4. Beats, Rhymes, and Life: The Travels of A Tribe Called Quest
Honestly, Michael Rapaport's documentary on what I believe to be the greatest hip hop group ever could have been awful and still appeared in my top 10. I am a die hard, someone who has every single 'Tribe' album, B-side, underground mixtape, and made it a point to see them in concert when they reunited a few years ago. Fortunately, Rapaport is a fanatic as well, and chronicles the rise, fall, and return of the group with enthusiasm. While their story of meteoric heights met by unexplainable internal bickering may seem familiar to fans of similar rock music documentaries, we never get this level of detail for the rap world, and it's interesting because you can sense Rapaport's feelings from behind the camera. The exuberance with which he spotlights their heyday of the early 1990s, to his despair as he sits back and watches his idols beef over what appears to be nothing. The fact that this film wasn't put up as a Best Documentary Academy Award contender is simply criminal.
3. Attack The Block
What do you get when you take the awe and wonder of old school Steven Spielberg fantasy films and mash it up with Walter Hill's The Warriors? You get Attack the Block, a film so wildly inventive it puts other alien invasion flicks to shame. Sorry, Battle: Los Angeles. Directed by Joe Cornish and featuring a mostly fresh faced cast, the genre smashing story centers on a group of South London hooligans who inadvertently start a war when they recklessly kill an alien visitor. Cornish, who also wrote the script, mixes in a healthy(or unhealthy) amount of horror, science fiction, and awesome comic book style action. Yet it never feels excessive, and the focus is always on telling a good story rather than just looking cool.
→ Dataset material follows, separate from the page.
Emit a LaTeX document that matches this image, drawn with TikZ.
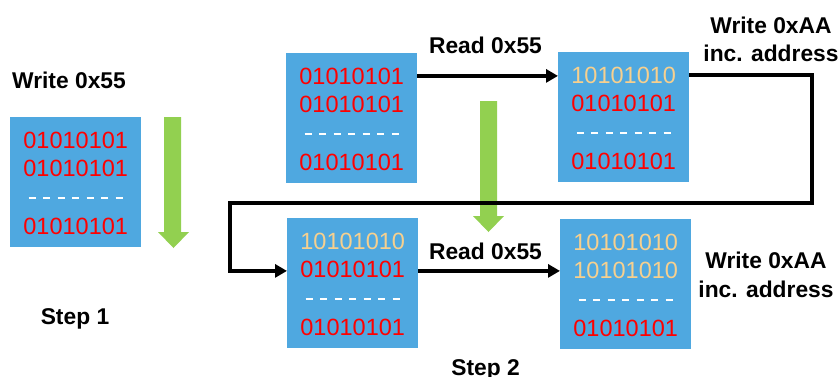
\documentclass[tikz,border=0pt]{standalone}
\usepackage{fontspec}
\setmainfont{Liberation Sans}
\usetikzlibrary{arrows.meta}
\definecolor{boxblue}{HTML}{4FA8E0}
\definecolor{bitred}{HTML}{FF0000}
\definecolor{bitgold}{HTML}{F7D08E}
\definecolor{arrowgreen}{HTML}{92D050}

\begin{document}
\begin{tikzpicture}[x=1pt,y=-1pt,
  membox/.style={fill=boxblue, draw=none, inner sep=0pt, anchor=north west,
                 minimum width=131pt, minimum height=130pt},
  bits/.style={font=\fontsize{23.5}{27}\selectfont, inner sep=0pt, anchor=base},
  lo/.style={bits, text=bitred},
  hi/.style={bits, text=bitgold},
  gap/.style={draw=white, line width=2.5pt, dash pattern=on 7pt off 7.5pt},
  label/.style={font=\fontsize{22.8}{28}\selectfont\bfseries, inner sep=0pt, anchor=base},
  flow/.style={line width=4pt, line join=miter, -{Triangle[length=12pt,width=13pt]}},
  greenarrow/.style={fill=arrowgreen}
]
\useasboundingbox (0,0) rectangle (839,376);

% memory blocks
\node[membox] (m1) at (10,117) {};
\node[membox] (m2) at (286,53) {};
\node[membox] (m3) at (558,52) {};
\node[membox] (m4) at (287,218) {};
\node[membox] (m5) at (560,219) {};

% rows of each block: two words, a gap, the last word
\node[lo] (m1a) at ([yshift=-31pt]m1.north) {01010101};
\node[lo] (m1b) at ([yshift=-59pt]m1.north) {01010101};
\node[lo] (m1c) at ([yshift=-117pt]m1.north) {01010101};
\draw[gap] ([xshift=-47pt,yshift=-81pt]m1.north) -- ([xshift=47pt,yshift=-81pt]m1.north);

\node[lo] (m2a) at ([yshift=-31pt]m2.north) {01010101};
\node[lo] (m2b) at ([yshift=-59pt]m2.north) {01010101};
\node[lo] (m2c) at ([yshift=-117pt]m2.north) {01010101};
\draw[gap] ([xshift=-47pt,yshift=-81pt]m2.north) -- ([xshift=47pt,yshift=-81pt]m2.north);

\node[hi] (m3a) at ([yshift=-31pt]m3.north) {10101010};
\node[lo] (m3b) at ([yshift=-59pt]m3.north) {01010101};
\node[lo] (m3c) at ([yshift=-117pt]m3.north) {01010101};
\draw[gap] ([xshift=-47pt,yshift=-81pt]m3.north) -- ([xshift=47pt,yshift=-81pt]m3.north);

\node[hi] (m4a) at ([yshift=-31pt]m4.north) {10101010};
\node[lo] (m4b) at ([yshift=-59pt]m4.north) {01010101};
\node[lo] (m4c) at ([yshift=-117pt]m4.north) {01010101};
\draw[gap] ([xshift=-47pt,yshift=-81pt]m4.north) -- ([xshift=47pt,yshift=-81pt]m4.north);

\node[hi] (m5a) at ([yshift=-31pt]m5.north) {10101010};
\node[hi] (m5b) at ([yshift=-59pt]m5.north) {10101010};
\node[lo] (m5c) at ([yshift=-117pt]m5.north) {01010101};
\draw[gap] ([xshift=-47pt,yshift=-81pt]m5.north) -- ([xshift=47pt,yshift=-81pt]m5.north);

% green direction arrows
\fill[greenarrow] (164,117) -- (181,117) -- (181,232) -- (189,232) -- (173.5,248)
  -- (158,232) -- (164,232) -- cycle;
\fill[greenarrow] (480,101) -- (497,101) -- (497,216) -- (504,216) -- (488.5,232)
  -- (473,216) -- (480,216) -- cycle;

% flow connectors
\coordinate (loopR) at (812,203);
\coordinate (loopL) at (230,203);
\draw[flow] (m2a -| m2.east) -- (m2a -| m3.west);
\draw[flow] (m3a -| m3.east) -| (loopR) -- (loopL) |- ([yshift=-2pt]m4b.center -| m4.west);
\draw[flow] ([yshift=-2pt]m4b.center -| m4.east) -- ([yshift=-2pt]m4b.center -| m5.west);

% labels
\node[label] (w55) at (69,88) {Write 0x55};
\node[label] (rd1) at (485.5,53) {Read 0x55};
\node[label] (rd2) at (485.5,259) {Read 0x55};
\node[label] (waa1) at (771,33) {Write 0xAA};
\node[label] (inc1) at (771,61) {inc. address};
\node[label] (waa2) at (766,268) {Write 0xAA};
\node[label] (inc2) at (766,297) {inc. address};
\node[label] (st1) at (75,324) {Step 1};
\node[label] (st2) at (485.5,375) {Step 2};
\end{tikzpicture}
\end{document}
He has some help from Shaun of the Dead vet, Nick Frost, and a star making lead performance from newcomer, John Boyega.
2. Drive
2011 may have been Ryan Gosling's big coming out party as a Hollywood A-lister, but his best role was in his least mainstream film. In 'Drive', he pairs up with Danish filmmaker Nicolas Winding Refn in a story that uniquely suits both their tastes, Gosling's penchant for challenging arthouse flicks, and Refn's knack for muscular, yet brainy actioners. Stylish but substantial, Drive is a throwback to old school crime yarns featuring quiet, stoic, charismatic anti-heroes who speak with their fists. Perfectly adapting James Sallis' novel, Refn's film is a study in minimalism, where an overabundance of dialogue gives way to expression and emotion. It's perfect for his terrific ensemble cast, featuring Carey Mulligan, Bryan Cranston, and Albert Brooks at his villainous best. It's a crying shame that so many people ignored Drive, simply because of fears it would be too "artsy" for them. Hollywood could use more intelligent action movies like this.
1. The Descendants
Remember how Alexander Payne forced Jack Nicholson to finally face up to his age in About Schmidt? He does the same to George Clooney in The Descendants, with the celebrity icon(and famous ladies' man) looking more middle-aged than he ever has before. In a tour de force performance, Clooney plays Matt King, a wealthy land owner in a calm Hawaiian paradise, but living the sort of life reserved for soap opera characters. He's just discovered that his wife, who happens to be in a coma she'll never awake from, had been having an affair. Faced with the reality of her loss, he must put aside the contentious jumble of emotions inside him and become the father to his two rebellious daughters they have been missing for so long. Payne has always been a filmmaker that understands that life is never all just one thing. The Descendants is tough, insightful,outrageously funny, and healing. No other film this year can quite say that.